Published by the University of Minnesota Press, the book does have the obvious feel of being heavily American influenced to this Canadian observer. Of course, we Canadians have often arrogantly hijacked the canoe as our own national symbol but the book does the craft justice in representing the canoe as having a truly North American story.

Of particular interest to this reader was the writeup on the world's oldest known bark canoe, now at the Canadian Canoe Museum. Previous posts on the topic have been featured on the site here and here. The most detailed description of this vessel was written by  legendary bark canoe builder, Henri Vaillancourt and appeared in Wooden Boat Magazine (Sept/Oct 2011 - Issue 222 - Page 72).
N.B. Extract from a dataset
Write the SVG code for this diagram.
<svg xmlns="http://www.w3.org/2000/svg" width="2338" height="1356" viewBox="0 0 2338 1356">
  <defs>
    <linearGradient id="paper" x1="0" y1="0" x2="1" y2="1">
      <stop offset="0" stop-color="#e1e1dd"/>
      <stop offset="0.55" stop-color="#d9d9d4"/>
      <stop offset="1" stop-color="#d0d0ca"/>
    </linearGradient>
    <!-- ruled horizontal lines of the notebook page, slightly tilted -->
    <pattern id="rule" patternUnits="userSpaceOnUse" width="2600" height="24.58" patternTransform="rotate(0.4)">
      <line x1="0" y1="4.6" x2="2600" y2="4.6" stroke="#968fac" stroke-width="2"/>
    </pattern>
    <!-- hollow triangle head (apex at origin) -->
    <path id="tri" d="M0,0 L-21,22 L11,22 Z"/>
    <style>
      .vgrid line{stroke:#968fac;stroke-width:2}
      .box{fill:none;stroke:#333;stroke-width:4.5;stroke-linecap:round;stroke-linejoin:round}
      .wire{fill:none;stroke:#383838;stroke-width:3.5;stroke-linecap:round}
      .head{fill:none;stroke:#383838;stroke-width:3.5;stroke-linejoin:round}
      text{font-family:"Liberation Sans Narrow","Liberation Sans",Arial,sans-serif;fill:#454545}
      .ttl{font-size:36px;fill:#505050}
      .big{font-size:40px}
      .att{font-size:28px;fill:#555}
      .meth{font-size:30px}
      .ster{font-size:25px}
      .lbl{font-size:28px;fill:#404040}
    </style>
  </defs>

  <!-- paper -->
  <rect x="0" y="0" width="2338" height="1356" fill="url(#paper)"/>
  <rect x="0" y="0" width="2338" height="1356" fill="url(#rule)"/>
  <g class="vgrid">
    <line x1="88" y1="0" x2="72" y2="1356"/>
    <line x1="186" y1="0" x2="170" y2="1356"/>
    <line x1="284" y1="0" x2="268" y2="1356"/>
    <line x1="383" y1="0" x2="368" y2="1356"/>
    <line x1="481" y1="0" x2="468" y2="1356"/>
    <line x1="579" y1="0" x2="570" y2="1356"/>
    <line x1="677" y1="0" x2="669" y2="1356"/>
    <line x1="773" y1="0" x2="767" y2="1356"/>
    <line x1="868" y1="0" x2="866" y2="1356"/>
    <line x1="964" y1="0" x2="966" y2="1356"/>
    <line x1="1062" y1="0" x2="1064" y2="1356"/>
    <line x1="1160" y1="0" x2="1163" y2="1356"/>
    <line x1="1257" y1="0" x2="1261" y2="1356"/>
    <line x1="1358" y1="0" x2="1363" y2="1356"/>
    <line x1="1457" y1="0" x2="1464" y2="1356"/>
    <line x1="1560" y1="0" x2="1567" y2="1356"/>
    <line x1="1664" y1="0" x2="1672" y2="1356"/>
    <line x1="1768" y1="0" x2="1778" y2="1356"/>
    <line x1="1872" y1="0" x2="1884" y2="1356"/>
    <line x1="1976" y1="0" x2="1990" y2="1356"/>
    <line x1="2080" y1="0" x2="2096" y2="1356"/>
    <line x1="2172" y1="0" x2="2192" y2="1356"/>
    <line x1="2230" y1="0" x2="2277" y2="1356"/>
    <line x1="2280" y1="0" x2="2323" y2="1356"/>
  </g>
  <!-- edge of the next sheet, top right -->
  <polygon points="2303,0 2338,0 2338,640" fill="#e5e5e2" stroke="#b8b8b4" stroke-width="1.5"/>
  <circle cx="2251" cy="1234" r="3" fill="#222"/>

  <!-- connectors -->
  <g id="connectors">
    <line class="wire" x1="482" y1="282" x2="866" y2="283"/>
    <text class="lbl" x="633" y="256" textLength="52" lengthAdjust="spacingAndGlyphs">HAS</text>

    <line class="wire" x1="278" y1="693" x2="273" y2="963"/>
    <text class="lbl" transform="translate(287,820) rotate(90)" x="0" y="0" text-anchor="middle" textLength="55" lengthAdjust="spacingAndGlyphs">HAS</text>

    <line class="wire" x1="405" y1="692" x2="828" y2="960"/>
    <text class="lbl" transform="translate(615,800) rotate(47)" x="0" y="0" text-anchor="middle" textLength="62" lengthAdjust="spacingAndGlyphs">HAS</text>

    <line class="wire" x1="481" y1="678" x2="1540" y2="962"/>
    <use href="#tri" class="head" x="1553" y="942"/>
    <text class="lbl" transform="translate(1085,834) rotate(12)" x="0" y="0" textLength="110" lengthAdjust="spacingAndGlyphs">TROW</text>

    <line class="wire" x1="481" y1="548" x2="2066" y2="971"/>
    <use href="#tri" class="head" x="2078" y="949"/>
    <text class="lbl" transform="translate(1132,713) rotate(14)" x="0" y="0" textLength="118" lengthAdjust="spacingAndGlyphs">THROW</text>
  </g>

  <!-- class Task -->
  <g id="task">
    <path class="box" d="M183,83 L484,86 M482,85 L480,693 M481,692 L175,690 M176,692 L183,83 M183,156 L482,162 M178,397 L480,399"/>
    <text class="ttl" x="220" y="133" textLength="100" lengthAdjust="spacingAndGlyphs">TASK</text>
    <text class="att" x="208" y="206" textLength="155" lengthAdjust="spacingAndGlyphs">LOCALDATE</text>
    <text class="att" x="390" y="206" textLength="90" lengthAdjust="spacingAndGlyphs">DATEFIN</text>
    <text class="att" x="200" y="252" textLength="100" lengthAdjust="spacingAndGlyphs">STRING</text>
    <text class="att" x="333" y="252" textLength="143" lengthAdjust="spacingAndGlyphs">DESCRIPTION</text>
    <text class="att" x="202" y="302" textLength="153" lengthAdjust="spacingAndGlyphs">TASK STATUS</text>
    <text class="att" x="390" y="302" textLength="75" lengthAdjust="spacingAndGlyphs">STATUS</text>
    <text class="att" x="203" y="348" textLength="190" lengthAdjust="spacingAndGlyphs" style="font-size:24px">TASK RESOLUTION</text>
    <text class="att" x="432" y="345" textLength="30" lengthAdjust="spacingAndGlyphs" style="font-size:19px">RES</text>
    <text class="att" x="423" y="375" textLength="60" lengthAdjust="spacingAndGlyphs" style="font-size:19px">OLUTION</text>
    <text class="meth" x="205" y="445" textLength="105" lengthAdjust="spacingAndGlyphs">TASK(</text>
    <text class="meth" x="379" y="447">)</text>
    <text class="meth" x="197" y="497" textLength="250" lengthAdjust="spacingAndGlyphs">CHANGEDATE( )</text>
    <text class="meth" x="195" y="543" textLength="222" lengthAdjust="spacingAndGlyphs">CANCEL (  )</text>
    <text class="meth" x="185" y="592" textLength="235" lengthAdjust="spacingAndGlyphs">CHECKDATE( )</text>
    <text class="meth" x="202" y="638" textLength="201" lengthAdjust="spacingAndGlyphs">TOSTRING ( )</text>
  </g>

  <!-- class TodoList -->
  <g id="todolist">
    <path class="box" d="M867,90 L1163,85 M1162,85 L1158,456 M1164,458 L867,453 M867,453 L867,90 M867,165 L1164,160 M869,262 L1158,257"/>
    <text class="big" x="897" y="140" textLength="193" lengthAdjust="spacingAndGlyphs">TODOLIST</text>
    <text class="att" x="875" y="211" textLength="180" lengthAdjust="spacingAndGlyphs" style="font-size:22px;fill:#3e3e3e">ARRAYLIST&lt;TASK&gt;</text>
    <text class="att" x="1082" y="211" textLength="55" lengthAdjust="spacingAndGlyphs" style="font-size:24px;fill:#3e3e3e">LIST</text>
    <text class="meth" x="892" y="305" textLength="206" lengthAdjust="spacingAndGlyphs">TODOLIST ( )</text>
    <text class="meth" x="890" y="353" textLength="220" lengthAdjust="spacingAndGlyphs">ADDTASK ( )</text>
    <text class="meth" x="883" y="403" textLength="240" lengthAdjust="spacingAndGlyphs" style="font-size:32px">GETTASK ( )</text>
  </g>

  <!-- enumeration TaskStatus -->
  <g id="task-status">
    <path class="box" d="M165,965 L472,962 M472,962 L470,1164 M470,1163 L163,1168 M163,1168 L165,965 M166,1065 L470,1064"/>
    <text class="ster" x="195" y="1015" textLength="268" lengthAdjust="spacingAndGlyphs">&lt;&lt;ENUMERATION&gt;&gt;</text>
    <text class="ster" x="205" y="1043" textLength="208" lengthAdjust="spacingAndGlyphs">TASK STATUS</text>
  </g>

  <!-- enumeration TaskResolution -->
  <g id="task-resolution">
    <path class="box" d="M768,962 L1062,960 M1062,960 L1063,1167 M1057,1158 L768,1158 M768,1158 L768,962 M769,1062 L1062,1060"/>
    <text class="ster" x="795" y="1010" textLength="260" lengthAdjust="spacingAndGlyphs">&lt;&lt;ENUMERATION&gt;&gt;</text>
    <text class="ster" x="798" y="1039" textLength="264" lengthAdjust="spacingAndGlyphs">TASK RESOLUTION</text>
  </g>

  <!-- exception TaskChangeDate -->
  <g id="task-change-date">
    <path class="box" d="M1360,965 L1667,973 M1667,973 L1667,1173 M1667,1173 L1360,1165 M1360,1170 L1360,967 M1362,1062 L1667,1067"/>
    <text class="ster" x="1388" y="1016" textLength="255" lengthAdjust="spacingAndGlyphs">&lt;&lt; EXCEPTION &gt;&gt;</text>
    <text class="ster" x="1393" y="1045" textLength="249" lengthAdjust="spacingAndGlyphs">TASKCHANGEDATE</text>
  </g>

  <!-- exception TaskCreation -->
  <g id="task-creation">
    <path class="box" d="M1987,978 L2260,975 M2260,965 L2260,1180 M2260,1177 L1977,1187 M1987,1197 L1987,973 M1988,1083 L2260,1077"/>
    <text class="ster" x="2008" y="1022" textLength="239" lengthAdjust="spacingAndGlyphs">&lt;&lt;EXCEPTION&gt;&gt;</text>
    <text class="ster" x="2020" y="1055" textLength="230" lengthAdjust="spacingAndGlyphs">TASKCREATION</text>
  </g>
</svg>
A bit of a shame that more detailed photographs of this historic craft were not included in the brief excerpt of the book.  

As a bit of consolation however, a beautiful colour photo of another aged birchbark canoe (rarely available for public view) has been reproduced in its full glory. The famed "1826 Penobscot Canoe" in the collection of The Peabody Essex Museum, Massachusetts was the subject of a restoration and construction analysis in 1947. The resulting article published in  The American Neptune (Vol VIII, No. 4, 1948) has been graciously reprinted with permission online by the WCHA. It was a real treat to see this elegant craft in full colour after being exposed to only grainy black and white photos from the past. 

When I first read the table of contents on the book's press release page, I was ecstatic that Chapter 7: Canoes and the Human-Powered Movement contained a subtitle for "Paddles". Working under the assumption that a detailed discussion of paddle forms with perhaps photos of historically significant paddles would be on display, the teasingly short, 2 page write-up contained few photos or satisfactory information on this rich topic. Granted, the focus of the book is obviously the watercraft, but just as canoes have evolved over the centuries, the paddles that have propelled them have as well. To this obviously biased paddlemaker, it was akin to seeing a bunch of meticulously restored vintage cars without their engines on display.  

These very minor short-comings aside, this new publication adds fresh perspectives and novel content to the topic. Given that paddling season is now over for most of us in North America, the timely release of the book will allow us to go on a very satisfying literary expedition over the winter. No matter what era of the canoe story you might have a special spot for, this book will certainly take a cherished place in your library collection.


About the authors:
• Mark Neuzil is professor of communication and journalism at the University of St. Thomas in St. Paul, Minnesota. He is the author, coauthor, or editor of seven books and a frequent writer and speaker on environmental themes. A former wilderness guide and summer park ranger, Neuzil is an avid outdoorsman who began canoeing in the 1960s with his family. He is a past board member of the Society of Environmental Journalists and Friends of the Mississippi River.

 • Norman Sims is a retired honors professor from the University of Massachusetts Amherst and a past president of the International Association for Literary Journalism Studies. This is his sixth book. A longtime whitewater canoeist and an active member of both the Appalachian Mountain Club and the Wooden Canoe Heritage Association, Sims has a small collection of antique Morris wood-and-canvas canoes. 

• John McPhee is the author of more than thirty books, including Encounters with the Archdruid (1971), The Survival of the Bark Canoe (1975), and Coming into the Country (1977). Since 1963, his articles and all of his books have appeared in The New Yorker magazine. He received the Award in Literature from the American Academy of Arts and Letters in 1977, and was awarded the Pulitzer Prize for Annals of the Former World in 1999. He lives in Princeton, New Jersey.



2 comments:

David said...

Sounds like a great book, Maybe I should get one!!

Unknown said...

I just got this in the mail yesterday evening!